Dataset rows =>
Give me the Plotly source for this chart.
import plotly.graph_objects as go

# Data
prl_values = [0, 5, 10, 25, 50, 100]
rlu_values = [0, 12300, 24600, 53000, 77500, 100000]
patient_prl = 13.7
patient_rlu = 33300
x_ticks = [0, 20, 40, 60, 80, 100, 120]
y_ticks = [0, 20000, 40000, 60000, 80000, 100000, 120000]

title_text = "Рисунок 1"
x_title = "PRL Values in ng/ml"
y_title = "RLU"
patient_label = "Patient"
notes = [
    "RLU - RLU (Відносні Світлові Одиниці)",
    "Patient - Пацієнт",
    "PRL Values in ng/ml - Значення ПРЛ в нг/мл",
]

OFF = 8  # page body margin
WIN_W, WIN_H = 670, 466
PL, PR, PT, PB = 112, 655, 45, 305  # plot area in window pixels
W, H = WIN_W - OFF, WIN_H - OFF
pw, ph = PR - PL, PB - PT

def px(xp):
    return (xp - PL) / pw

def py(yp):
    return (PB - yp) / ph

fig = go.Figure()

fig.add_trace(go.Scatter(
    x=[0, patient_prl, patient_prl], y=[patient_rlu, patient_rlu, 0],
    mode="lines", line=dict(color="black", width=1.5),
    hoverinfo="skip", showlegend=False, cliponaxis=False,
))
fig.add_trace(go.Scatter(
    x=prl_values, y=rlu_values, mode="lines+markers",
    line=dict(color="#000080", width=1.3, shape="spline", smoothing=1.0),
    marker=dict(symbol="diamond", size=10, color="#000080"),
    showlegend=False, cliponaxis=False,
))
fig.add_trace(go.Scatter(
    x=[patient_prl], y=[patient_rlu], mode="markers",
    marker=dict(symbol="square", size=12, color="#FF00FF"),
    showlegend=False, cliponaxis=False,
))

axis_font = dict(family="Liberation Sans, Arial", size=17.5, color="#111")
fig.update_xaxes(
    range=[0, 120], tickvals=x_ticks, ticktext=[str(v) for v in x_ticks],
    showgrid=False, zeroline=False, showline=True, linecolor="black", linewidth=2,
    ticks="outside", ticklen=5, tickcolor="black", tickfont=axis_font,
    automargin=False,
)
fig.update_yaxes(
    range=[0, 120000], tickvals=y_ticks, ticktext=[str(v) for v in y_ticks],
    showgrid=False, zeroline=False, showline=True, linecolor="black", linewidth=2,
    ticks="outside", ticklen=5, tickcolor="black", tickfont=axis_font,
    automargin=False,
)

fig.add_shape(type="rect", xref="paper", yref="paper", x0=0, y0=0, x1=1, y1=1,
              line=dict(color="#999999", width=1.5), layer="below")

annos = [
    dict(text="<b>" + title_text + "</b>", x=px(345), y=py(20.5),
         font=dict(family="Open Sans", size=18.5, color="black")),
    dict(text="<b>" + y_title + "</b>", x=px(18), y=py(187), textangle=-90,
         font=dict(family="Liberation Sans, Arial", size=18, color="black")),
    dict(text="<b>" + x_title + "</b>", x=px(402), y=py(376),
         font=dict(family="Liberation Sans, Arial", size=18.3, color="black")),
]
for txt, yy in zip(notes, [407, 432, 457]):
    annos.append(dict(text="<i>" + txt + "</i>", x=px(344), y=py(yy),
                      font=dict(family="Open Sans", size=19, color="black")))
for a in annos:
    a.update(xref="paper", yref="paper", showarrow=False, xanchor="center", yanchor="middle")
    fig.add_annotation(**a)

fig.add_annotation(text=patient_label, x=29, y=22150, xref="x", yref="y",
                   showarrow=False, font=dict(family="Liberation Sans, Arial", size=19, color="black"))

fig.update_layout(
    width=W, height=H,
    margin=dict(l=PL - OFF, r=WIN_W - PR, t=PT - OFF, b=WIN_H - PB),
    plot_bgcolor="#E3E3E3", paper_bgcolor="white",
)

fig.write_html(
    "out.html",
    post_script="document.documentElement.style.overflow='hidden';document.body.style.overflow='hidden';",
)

---

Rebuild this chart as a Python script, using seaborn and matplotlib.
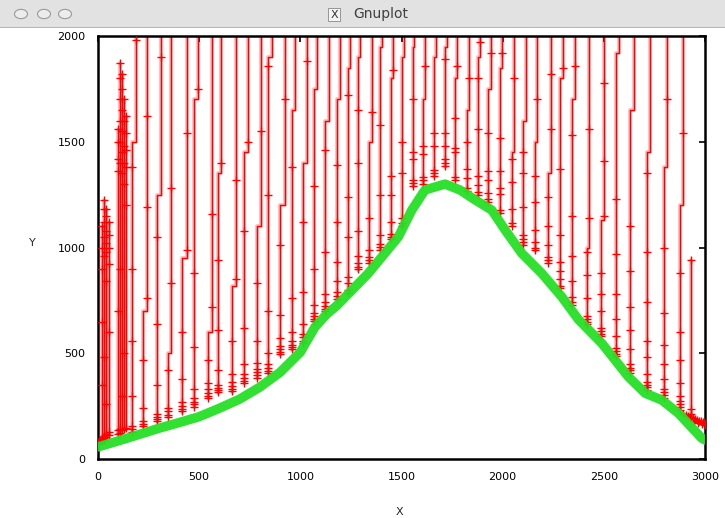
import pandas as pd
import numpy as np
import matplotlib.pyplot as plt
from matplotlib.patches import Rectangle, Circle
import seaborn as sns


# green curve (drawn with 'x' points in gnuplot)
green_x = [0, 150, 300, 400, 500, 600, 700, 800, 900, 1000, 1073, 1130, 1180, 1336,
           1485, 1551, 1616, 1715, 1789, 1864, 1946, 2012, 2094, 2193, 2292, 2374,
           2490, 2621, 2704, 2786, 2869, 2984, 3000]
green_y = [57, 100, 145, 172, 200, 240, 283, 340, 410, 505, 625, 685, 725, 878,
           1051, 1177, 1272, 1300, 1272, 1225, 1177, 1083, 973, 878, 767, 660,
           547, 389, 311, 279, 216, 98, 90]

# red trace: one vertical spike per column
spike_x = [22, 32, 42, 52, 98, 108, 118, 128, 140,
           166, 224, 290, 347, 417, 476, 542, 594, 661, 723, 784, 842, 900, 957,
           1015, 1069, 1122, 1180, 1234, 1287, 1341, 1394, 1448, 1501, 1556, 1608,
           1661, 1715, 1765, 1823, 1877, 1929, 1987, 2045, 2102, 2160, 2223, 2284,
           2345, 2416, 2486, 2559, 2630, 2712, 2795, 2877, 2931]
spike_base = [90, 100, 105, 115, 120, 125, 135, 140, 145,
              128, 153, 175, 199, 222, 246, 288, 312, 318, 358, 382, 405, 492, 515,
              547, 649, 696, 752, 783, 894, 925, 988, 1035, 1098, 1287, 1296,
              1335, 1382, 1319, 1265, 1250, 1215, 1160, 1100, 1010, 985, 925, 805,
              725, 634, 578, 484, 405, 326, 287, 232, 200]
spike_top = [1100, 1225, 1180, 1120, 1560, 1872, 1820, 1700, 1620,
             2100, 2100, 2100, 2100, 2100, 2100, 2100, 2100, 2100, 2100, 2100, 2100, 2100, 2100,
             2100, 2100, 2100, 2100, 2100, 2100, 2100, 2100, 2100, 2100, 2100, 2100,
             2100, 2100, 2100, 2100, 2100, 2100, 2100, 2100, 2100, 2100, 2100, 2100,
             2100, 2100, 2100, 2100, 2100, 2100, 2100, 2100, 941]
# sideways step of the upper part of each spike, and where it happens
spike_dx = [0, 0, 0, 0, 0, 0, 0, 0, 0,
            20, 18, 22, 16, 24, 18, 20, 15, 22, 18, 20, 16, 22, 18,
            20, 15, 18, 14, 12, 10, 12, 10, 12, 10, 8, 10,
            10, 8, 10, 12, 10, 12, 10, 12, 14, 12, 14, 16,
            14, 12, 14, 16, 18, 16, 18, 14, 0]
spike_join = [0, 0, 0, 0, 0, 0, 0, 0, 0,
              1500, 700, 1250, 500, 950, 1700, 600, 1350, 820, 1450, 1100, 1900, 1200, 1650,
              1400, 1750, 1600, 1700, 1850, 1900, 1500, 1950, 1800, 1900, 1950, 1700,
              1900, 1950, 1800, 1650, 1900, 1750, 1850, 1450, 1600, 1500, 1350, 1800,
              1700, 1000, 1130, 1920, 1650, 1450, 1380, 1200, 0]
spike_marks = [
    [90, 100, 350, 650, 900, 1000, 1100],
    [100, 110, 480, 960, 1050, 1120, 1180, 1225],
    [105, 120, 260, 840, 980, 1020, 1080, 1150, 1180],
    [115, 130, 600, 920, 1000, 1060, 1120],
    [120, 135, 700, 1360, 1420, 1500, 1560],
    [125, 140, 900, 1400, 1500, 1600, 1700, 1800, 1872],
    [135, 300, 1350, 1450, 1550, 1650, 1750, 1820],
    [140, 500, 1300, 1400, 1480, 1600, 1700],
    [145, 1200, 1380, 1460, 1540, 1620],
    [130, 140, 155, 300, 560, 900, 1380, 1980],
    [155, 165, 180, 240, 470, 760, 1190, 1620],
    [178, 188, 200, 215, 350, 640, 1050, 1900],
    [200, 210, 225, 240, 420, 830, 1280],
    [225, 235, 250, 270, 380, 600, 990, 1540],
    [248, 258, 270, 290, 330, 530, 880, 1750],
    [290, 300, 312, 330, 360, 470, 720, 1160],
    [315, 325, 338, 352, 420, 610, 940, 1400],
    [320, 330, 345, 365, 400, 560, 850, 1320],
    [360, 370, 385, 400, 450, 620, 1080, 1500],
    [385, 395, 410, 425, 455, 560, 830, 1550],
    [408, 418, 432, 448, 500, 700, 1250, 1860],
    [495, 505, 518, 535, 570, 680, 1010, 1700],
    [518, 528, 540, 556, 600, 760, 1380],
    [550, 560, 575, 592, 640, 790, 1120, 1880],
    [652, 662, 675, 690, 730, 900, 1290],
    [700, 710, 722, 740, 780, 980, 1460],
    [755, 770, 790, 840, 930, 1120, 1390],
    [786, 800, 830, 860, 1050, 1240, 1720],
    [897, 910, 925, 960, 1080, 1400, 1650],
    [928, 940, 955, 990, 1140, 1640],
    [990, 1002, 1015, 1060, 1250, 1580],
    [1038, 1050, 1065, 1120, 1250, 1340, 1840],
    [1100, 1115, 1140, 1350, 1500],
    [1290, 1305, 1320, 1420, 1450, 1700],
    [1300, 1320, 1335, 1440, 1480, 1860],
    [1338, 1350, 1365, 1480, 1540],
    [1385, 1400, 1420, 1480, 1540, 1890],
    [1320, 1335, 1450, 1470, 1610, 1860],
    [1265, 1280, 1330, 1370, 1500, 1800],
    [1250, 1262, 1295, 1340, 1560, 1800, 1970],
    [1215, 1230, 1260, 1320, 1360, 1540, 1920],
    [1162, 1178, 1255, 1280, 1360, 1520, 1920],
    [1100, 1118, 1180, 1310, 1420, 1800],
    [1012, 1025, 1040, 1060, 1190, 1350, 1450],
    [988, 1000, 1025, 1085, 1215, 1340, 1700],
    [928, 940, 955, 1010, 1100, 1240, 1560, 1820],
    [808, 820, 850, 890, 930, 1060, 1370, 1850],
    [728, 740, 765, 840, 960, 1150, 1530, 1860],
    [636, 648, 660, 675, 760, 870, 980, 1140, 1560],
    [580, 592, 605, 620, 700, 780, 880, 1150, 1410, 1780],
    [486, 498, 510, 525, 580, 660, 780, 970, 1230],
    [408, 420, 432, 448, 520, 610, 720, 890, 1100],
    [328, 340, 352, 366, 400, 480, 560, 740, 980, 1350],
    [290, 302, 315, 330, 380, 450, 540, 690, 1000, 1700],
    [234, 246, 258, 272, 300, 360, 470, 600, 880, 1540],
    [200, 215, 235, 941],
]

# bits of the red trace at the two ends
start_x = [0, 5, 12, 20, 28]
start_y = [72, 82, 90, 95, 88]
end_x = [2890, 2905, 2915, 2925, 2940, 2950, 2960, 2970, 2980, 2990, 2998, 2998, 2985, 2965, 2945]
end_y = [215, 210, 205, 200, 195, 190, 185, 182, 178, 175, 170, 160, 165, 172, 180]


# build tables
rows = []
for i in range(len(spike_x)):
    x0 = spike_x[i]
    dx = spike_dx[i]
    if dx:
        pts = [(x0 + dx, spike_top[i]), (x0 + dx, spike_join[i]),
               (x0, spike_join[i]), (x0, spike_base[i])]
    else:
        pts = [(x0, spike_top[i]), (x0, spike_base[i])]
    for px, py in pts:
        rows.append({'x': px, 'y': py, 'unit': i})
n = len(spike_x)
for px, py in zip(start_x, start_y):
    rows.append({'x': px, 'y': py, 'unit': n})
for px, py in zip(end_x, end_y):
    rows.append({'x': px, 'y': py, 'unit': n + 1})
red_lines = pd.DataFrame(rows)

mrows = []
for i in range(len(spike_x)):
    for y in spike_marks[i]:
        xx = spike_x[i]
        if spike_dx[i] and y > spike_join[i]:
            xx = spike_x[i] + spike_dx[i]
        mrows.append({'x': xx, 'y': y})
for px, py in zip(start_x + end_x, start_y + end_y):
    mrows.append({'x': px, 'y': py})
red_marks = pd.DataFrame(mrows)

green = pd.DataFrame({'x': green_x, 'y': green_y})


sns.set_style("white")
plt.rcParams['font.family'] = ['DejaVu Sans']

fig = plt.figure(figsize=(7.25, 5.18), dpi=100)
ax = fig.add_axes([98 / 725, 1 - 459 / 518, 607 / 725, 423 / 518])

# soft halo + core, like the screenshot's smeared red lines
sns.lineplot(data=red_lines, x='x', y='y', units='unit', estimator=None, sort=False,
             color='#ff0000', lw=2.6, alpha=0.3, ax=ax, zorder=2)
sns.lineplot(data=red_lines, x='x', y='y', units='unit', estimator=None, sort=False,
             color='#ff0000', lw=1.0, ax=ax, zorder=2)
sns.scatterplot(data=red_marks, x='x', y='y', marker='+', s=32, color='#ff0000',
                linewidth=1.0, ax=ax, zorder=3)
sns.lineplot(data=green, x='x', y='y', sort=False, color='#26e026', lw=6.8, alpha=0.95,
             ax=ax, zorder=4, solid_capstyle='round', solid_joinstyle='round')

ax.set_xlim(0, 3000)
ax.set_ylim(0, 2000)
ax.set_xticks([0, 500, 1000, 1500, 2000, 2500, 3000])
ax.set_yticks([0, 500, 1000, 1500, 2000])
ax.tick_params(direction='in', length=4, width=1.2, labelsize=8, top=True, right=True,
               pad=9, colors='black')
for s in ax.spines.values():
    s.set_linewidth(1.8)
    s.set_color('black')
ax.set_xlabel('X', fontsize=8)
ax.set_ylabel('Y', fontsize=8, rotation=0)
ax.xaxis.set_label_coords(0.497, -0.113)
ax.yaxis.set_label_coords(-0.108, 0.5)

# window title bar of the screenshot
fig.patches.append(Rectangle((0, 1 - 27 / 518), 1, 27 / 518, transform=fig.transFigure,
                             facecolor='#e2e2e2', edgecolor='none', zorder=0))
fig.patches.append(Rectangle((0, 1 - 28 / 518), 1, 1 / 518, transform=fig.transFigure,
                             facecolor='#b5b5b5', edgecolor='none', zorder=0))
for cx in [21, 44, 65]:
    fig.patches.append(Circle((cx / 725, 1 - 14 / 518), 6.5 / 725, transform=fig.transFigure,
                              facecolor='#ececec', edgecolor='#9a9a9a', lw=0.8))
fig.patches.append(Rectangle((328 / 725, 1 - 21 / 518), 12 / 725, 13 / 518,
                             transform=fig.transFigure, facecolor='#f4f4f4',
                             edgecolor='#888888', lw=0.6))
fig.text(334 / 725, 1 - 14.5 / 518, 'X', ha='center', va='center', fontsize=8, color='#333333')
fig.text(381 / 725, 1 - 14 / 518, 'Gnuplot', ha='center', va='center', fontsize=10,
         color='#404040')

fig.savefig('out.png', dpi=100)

What to produce => Take only the lines above from the one that has "Rebuild this chart" through the one that has "import seaborn as sns" and reproduce them exactly, omitting any pictures.

Solution =>
Rebuild this chart as a Python script, using seaborn and matplotlib.
import pandas as pd
import numpy as np
import matplotlib.pyplot as plt
from matplotlib.patches import Rectangle, Circle
import seaborn as sns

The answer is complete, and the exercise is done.